Le monde a changé. Il n’y a plus de zones d’influence. Chacun fait ce qu’il veut. Les gouvernements ne sont plus dépendants de la France, ils ont le choix de leurs partenaires. Tout le monde convoite le continent africain et pas seulement les Russes. Les Turcs sont très présents, au cours de la dernière année, l’Iran a fait aussi son apparition notamment au Burkina, au Niger, au Soudan, il faut compter aussi avec les États du Golfe, la Chine, l’Inde, toute la planète est là. La France fait désormais face à une réelle concurrence.
Au Tchad, Mahamat Déby, le fils de son père, vient d’être élu à la présidence de la République, au terme d’un scrutin très contesté. Or, Mahamat Déby s’est rapproché de la Russie. Quelles sont les conséquences pour la France et pour l’Europe de l’élection du fils Déby au Tchad ?
Dans le livre, j’appelle le chapitre sur le Tchad « Le sparadrap du Président ». Le fait qu’Emmanuel Macron ait adoubé Mahamat Déby lors de sa prise de pouvoir anticonstitutionnelle après la mort d’Idriss Déby, est une épine dans le pied de la France. Une fois installé au pouvoir, Mahamat Déby a très bien joué. Il a conscience des points faibles de Paris, il sait que son pays est la dernière carte de la France au Sahel et joue magistralement de la concurrence. Il s’est rendu en Russie pour une visite d’État où il a été reçu avec tous les apparats. Il a ainsi envoyé un signal aux Occidentaux. Ensuite, il a organisé une élection présidentielle jouée d’avance. Le scrutin du 6 mai dernier n’a été ni transparent ni crédible, pourtant la France l’a validé en saluant « l’engagement démocratique » ! Les États-Unis ont publié un communiqué plus critique, mais la finalité est la même, ils ont, eux aussi, reconnu Mahamat Déby comme Président. Que pouvaient-ils faire d’autre ? Ni Paris, ni Washington ne veulent prendre le risque de perdre le Tchad, un pays stratégique, passerelle entre l’Afrique de l’Ouest et l’Afrique centrale.

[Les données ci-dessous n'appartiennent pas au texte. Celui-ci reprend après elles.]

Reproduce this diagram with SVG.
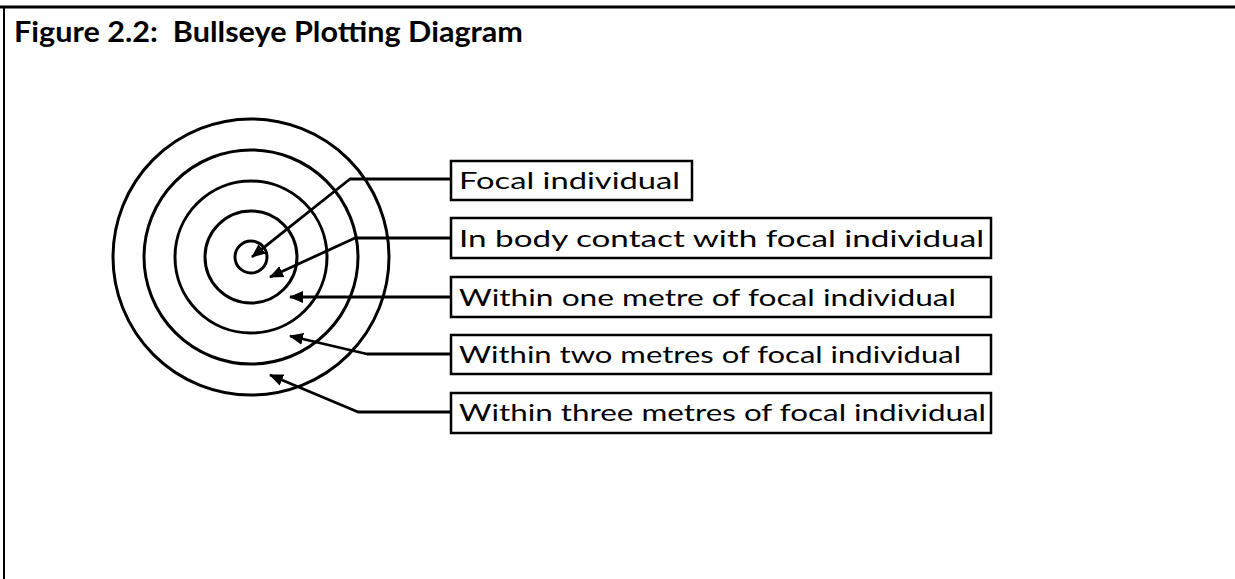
<svg xmlns="http://www.w3.org/2000/svg" width="1235" height="579" viewBox="0 0 1235 579">
<style>
.ring{fill:none;stroke:#000;stroke-width:3}
.box{fill:#fff;stroke:#000;stroke-width:2.5}
.lbl{font-family:"Lato","DejaVu Sans",sans-serif;font-size:24px;fill:#000}
.title{font-family:"Lato","DejaVu Sans",sans-serif;font-size:28px;font-weight:bold;fill:#000}
.conn{fill:none;stroke:#000;stroke-width:2.8;stroke-linejoin:round}
</style>
<defs>
<marker id="ah" markerWidth="14" markerHeight="12" refX="13" refY="6" orient="auto" markerUnits="userSpaceOnUse">
<path d="M0,0 L14,6 L0,12 Z" fill="#000"/>
</marker>
</defs>
<rect x="0" y="0" width="1235" height="579" fill="#fff"/>
<g id="frame">
<line x1="0" y1="7" x2="1235" y2="7" stroke="#000" stroke-width="3"/>
<line x1="4" y1="6" x2="4" y2="579" stroke="#000" stroke-width="2"/>
</g>
<text class="title" x="14" y="42" textLength="509" lengthAdjust="spacingAndGlyphs" xml:space="preserve">Figure 2.2:  Bullseye Plotting Diagram</text>
<g id="bullseye">
<circle class="ring" cx="251" cy="257" r="16"/>
<circle class="ring" cx="251" cy="257" r="46"/>
<circle class="ring" cx="251" cy="257" r="76"/>
<circle class="ring" cx="251" cy="257" r="107"/>
<circle class="ring" cx="251" cy="257" r="138"/>
</g>
<g id="connectors">
<path class="conn" d="M450,179 L350,179 L252,257" marker-end="url(#ah)"/>
<path class="conn" d="M450,238 L355,238 L270,277" marker-end="url(#ah)"/>
<path class="conn" d="M450,297 L290,297" marker-end="url(#ah)"/>
<path class="conn" d="M450,354 L367,354 L290,336" marker-end="url(#ah)"/>
<path class="conn" d="M450,412 L358,412 L270,375" marker-end="url(#ah)"/>
</g>
<g id="n1">
<rect class="box" x="451" y="161" width="241" height="39"/>
<text class="lbl" x="459" y="189" textLength="221" lengthAdjust="spacingAndGlyphs">Focal individual</text>
</g>
<g id="n2">
<rect class="box" x="451" y="218" width="540" height="40"/>
<text class="lbl" x="459" y="247" textLength="525" lengthAdjust="spacingAndGlyphs">In body contact with focal individual</text>
</g>
<g id="n3">
<rect class="box" x="451" y="277" width="540" height="40"/>
<text class="lbl" x="459" y="306" textLength="497" lengthAdjust="spacingAndGlyphs">Within one metre of focal individual</text>
</g>
<g id="n4">
<rect class="box" x="451" y="335" width="540" height="39"/>
<text class="lbl" x="459" y="363" textLength="502" lengthAdjust="spacingAndGlyphs">Within two metres of focal individual</text>
</g>
<g id="n5">
<rect class="box" x="451" y="393" width="540" height="40"/>
<text class="lbl" x="459" y="421" textLength="527" lengthAdjust="spacingAndGlyphs">Within three metres of focal individual</text>
</g>
</svg>
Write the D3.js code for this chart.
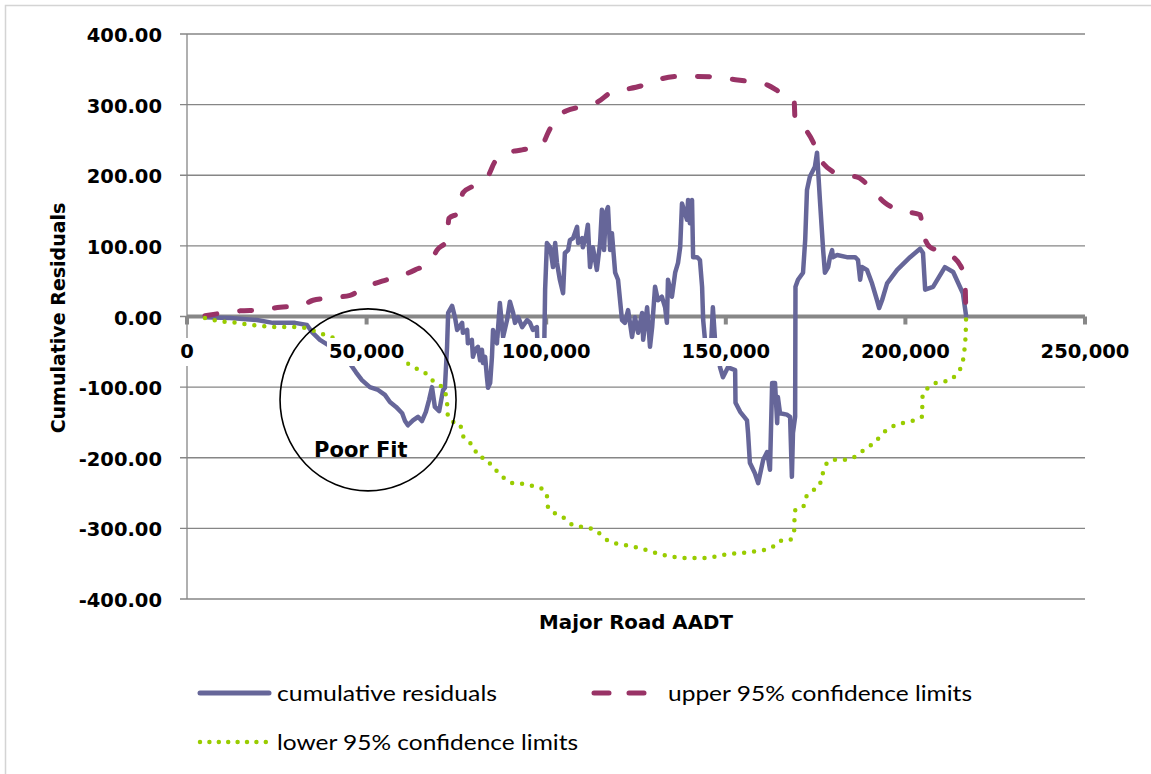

Quel est l’avenir de l’Afrique selon vous ?
L’Afrique est un continent avec une forte démographie où environ 70% de la population à moins de 35 ans. C’est un continent qui a énormément d’atouts, mais en même temps qui a énormément de défis à relever. Notamment celui de l’électricité, ceux des infrastructures, des conflits… L’Afrique, ce sont 55 États, certains s’en sortiront très bien, pour d’autres, ce sera plus compliqué. Dans l’état du monde actuellement où tout va très vite, il est difficile de faire des prévisions, d’autant qu’il faudrait faire un état des lieux État par État. En revanche, il y a une constante dans tous les pays dans lesquels je me suis rendue ces dernières années, y compris dans ceux en proie à des conflits. Malgré les difficultés, il y a une énergie incroyable et les populations croient en des lendemains meilleurs. C’est un vrai contraste avec l’état d’esprit déclinant de la vieille Europe où tous pensent qu’hier était mieux que le sera demain, tous les Africains que je rencontre ont foi en l’avenir.
*Leslie Varenne est journaliste d’investigation depuis plus de 20 ans. Spécialiste reconnue de l’Afrique, elle est l’auteur de nombreux ouvrages dont ‘’Abobo-la-guerre : Côte d’Ivoire, terrain de jeu de la France et de l’ONU’’.